### Request
Return only the lines running from the line with "Give me the Altair source for this chart." down to the line with "right_ticks = [100000, 125000, 150000, 175000, 200000]", both included, exactly as they appear.

──────── Information given ────────

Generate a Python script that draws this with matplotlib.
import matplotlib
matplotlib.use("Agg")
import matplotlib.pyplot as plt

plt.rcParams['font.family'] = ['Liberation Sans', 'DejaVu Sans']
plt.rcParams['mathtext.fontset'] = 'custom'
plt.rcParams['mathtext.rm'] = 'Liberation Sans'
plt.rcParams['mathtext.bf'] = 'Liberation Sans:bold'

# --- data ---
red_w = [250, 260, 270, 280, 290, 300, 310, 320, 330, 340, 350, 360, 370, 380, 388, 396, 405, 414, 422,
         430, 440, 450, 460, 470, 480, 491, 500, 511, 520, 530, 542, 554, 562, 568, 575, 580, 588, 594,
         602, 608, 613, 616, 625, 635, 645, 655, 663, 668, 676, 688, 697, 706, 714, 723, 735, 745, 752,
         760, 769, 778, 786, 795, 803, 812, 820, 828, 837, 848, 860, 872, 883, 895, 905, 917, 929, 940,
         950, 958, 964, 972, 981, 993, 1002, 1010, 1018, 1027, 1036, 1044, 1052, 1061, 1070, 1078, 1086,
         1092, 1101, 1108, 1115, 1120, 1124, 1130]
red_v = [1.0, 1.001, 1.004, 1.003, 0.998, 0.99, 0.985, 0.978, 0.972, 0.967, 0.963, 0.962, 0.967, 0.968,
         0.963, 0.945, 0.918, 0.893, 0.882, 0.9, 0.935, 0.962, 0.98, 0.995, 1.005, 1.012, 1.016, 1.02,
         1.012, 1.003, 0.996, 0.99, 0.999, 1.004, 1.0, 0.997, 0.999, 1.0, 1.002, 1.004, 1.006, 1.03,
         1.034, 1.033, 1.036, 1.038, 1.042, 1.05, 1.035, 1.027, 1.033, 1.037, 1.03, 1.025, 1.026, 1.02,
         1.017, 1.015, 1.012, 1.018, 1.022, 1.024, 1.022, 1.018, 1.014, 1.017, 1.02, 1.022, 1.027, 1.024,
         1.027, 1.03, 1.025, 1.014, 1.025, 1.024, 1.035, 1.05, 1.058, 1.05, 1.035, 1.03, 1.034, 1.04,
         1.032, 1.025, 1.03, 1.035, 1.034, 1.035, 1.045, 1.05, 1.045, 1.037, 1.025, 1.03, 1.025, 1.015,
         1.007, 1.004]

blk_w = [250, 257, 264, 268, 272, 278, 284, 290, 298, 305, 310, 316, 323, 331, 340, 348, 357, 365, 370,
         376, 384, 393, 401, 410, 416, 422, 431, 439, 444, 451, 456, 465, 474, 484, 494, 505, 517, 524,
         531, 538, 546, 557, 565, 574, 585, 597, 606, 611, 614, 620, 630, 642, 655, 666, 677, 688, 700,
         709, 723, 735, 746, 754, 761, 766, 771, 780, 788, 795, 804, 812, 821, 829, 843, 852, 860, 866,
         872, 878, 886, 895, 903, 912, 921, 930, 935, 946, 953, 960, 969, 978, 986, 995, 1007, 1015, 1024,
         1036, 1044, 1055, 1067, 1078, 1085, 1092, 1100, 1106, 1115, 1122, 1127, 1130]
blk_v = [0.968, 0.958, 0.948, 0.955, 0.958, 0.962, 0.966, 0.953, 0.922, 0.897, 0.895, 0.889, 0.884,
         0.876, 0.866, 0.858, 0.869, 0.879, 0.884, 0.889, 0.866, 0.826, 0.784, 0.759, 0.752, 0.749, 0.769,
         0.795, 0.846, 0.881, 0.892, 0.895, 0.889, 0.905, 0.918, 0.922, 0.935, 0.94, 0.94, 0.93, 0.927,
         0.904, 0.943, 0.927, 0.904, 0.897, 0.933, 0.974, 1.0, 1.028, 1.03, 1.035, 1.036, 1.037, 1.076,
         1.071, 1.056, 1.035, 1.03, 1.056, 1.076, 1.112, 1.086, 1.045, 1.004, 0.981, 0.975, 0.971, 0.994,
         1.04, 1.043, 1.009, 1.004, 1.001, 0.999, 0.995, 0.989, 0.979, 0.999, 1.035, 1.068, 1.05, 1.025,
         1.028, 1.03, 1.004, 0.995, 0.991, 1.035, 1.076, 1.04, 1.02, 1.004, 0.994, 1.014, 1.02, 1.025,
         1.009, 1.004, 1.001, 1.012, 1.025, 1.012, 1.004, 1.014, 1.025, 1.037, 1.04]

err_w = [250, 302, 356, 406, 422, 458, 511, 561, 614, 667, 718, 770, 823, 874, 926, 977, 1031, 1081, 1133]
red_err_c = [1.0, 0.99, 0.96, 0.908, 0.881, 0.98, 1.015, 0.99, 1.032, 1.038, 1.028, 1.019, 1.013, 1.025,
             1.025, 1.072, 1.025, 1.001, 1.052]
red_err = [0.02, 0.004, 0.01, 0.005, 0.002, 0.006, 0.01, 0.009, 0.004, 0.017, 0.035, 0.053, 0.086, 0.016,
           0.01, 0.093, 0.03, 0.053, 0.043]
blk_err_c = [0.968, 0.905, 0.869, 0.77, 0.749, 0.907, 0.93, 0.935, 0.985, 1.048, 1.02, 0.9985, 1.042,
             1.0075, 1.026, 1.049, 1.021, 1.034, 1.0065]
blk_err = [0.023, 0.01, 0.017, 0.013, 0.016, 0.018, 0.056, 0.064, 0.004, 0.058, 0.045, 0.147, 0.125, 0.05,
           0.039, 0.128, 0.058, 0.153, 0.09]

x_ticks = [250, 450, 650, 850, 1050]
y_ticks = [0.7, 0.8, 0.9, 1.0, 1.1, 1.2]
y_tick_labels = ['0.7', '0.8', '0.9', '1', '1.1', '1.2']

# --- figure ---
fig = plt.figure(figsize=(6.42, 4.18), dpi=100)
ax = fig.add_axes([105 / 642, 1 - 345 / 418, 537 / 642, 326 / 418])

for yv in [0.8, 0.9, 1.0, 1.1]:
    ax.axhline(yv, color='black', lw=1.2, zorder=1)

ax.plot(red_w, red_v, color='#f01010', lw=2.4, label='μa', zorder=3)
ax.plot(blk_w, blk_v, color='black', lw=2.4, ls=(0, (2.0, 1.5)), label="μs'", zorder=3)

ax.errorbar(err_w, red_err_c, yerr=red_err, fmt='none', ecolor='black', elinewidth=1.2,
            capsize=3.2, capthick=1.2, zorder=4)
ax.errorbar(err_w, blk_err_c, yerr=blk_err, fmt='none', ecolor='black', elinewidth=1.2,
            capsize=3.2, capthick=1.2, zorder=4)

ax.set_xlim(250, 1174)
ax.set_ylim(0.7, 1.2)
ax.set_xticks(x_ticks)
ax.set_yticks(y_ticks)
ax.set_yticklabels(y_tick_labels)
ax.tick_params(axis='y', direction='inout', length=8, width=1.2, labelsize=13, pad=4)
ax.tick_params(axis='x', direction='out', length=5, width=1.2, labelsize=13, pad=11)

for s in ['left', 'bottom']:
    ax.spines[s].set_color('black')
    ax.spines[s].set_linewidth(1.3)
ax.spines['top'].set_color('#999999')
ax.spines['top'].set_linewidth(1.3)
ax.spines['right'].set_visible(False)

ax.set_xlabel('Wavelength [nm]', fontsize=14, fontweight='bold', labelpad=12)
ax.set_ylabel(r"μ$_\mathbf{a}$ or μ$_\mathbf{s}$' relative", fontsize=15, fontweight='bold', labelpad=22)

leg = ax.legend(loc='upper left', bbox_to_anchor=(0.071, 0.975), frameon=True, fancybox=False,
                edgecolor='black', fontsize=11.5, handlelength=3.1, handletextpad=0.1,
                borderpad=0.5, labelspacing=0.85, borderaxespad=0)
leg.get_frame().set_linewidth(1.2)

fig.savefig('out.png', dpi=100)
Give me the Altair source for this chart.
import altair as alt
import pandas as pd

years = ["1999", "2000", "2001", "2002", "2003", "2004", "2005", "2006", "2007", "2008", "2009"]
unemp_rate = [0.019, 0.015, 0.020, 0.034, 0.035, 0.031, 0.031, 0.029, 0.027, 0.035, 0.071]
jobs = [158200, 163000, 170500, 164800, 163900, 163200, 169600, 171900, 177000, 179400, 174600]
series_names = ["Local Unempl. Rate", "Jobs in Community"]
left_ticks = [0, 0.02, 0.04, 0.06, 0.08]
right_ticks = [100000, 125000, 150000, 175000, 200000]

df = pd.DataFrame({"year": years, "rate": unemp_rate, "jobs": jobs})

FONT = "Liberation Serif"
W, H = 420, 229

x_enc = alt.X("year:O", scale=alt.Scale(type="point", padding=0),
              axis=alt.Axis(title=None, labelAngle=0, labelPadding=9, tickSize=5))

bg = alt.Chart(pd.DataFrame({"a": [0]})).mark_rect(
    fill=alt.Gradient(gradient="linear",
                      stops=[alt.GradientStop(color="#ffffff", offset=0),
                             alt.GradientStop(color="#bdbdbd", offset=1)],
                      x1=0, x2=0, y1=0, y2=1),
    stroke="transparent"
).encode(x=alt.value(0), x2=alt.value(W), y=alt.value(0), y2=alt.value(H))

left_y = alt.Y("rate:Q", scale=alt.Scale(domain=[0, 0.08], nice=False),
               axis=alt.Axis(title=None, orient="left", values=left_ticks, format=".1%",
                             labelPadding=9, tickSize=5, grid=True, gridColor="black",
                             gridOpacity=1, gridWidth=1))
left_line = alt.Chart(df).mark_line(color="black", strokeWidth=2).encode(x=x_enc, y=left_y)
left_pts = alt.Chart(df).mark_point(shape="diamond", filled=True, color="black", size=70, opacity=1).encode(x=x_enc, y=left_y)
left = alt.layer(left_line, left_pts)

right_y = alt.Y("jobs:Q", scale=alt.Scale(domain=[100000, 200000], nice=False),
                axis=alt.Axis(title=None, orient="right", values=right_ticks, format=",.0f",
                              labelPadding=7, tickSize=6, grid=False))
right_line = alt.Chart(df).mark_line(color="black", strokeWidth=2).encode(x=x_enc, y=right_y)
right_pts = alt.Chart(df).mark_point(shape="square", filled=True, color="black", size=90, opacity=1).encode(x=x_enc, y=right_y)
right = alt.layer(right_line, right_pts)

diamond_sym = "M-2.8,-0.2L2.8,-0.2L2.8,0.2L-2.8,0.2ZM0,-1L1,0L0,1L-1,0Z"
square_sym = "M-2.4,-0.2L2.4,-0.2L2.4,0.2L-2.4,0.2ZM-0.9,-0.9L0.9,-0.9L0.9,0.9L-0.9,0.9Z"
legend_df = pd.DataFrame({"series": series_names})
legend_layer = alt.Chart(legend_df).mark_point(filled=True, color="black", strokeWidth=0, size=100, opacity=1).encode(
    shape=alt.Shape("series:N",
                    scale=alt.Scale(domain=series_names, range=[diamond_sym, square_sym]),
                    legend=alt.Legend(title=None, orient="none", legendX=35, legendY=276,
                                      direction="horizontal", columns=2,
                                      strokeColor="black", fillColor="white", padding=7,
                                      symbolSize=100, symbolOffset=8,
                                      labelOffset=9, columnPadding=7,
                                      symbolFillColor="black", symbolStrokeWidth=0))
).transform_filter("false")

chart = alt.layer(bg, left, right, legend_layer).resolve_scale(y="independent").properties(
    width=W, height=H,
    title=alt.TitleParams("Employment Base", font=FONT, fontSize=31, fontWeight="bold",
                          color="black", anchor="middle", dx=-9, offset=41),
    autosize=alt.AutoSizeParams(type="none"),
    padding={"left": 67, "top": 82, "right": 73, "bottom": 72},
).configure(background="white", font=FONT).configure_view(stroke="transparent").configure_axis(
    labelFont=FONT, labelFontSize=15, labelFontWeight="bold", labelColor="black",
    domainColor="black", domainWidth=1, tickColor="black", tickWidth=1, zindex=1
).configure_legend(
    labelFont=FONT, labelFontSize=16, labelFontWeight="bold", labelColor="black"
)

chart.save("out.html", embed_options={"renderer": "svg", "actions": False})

────────

### Output
Give me the Altair source for this chart.
import altair as alt
import pandas as pd

years = ["1999", "2000", "2001", "2002", "2003", "2004", "2005", "2006", "2007", "2008", "2009"]
unemp_rate = [0.019, 0.015, 0.020, 0.034, 0.035, 0.031, 0.031, 0.029, 0.027, 0.035, 0.071]
jobs = [158200, 163000, 170500, 164800, 163900, 163200, 169600, 171900, 177000, 179400, 174600]
series_names = ["Local Unempl. Rate", "Jobs in Community"]
left_ticks = [0, 0.02, 0.04, 0.06, 0.08]
right_ticks = [100000, 125000, 150000, 175000, 200000]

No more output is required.